Prior to starting the stripping on the Freedom 15 canoe, I thought I’d try and rig together the frame of a skin-on-frame kayak.

I had come across Tom Yost’s website and found a ton of good information on his SOF construction method, along with several different kayak designs. It’s an unbelievably good source of information. Through a small amount of research and a few emails with Tom Yost, I decided to build his Sea Rider. As I have had this in the back of my mind for some time, I had already purchased nylon and cedar for the kayak. I did this last year while working on the Tern 14 for my wife. I figured that I would want a kayak in case we had a chance to paddle together, and a SOF would be the cheapest and fastest way to build a kayak for myself.

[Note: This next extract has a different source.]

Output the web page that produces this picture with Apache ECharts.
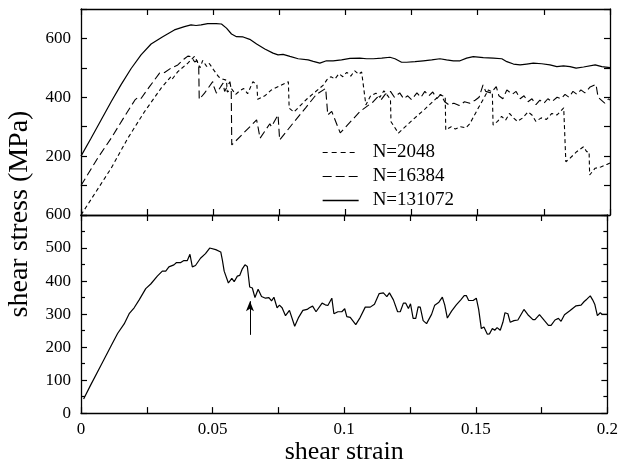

Earlier this year I transferred Tom’s offsets into my CAD program and printed out templates for the stations. I then cut the stations out of some extra 1/2″ plywood I had kicking around. This was a bit of a mistake because the plywood turned out to be of very low quality. The surface was so rough that it was difficult to trace the proper outline on the wood, and the wood had a tendancy to grab the saw when cutting which made it difficult to make precise cuts. As well, there ply had a lot of voids in it. I tried to fill in the voids as best as I could with thickened epoxy. So after all of the tracing, cutting and sanding I was almost ready to put the frame together. I also needed to rip the planks for the frame and scarf them together. I started with a 1x8x10′ wrc board and ripped it to make the chines and keel (1x.5×20′) and gunwales (1.5x.5×20′).
boat
My first shot at putting the kayak together went okay. The keel is curved, so I’ll have to fix that before I glue everything together. I may also try to clean up the scarf joints a bit better before continuing.
curved keel

BTW, I chose the name “Interlude” because that is exactly what this kayak is. It’s an interlude in the building process of the canoe. Pretty imaginative eh.